Originally Posted by
MAGNUM!!
I'm gonna cry listening to you guys. Got drug across the Atlantic by a -135E from Pittsburgh. Guys were great, but it was miserable. 300Kts the whole way with a 100 kt headwind and no ability to push it up...couldn't spare the gas. Every time I was fragged with a -135E, I thought of that Seinfield episode about toilet paper..."can't spare a square." Seems like the -135Rs can't give away all the gas sometimes!
I may be wrong, but those of us in the ANG/Reserve 135 tankers tend to push it up more than the AD tanker units do. However, in a fighter drag, we do have to watch the fuel. Our number one priority it to ensure our customers have enough gas to reach their destination or alternate.
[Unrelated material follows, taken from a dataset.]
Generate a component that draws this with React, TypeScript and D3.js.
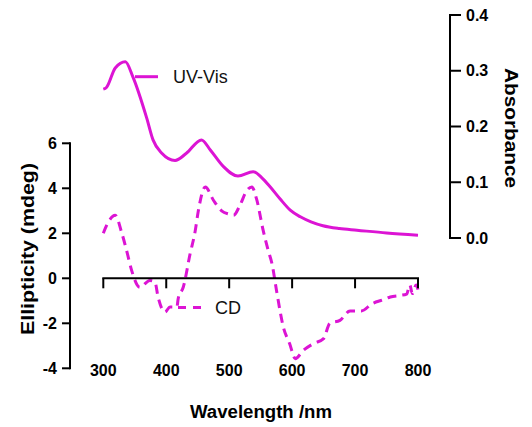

We'd love to get you there sooner, and will if possible. Believe me, we want to get to the cold brews at the end of the flight just as badly as you do (chances are one of us in the tanker has cold ones on ice aboard just begging us to land). If we can push it up we do. It's the AD tankers that are more closely monitored by TACC that don't want to fly any faster than the plan.
However, times are changing, we in the ANG are being pressured to carry less "slop" and fly best range so as to save fuel (burn time not gas). Be it E or R, AD/ANG/Reserve, the fuel situation will be tigher going forward. Morale speed is on the endangered list.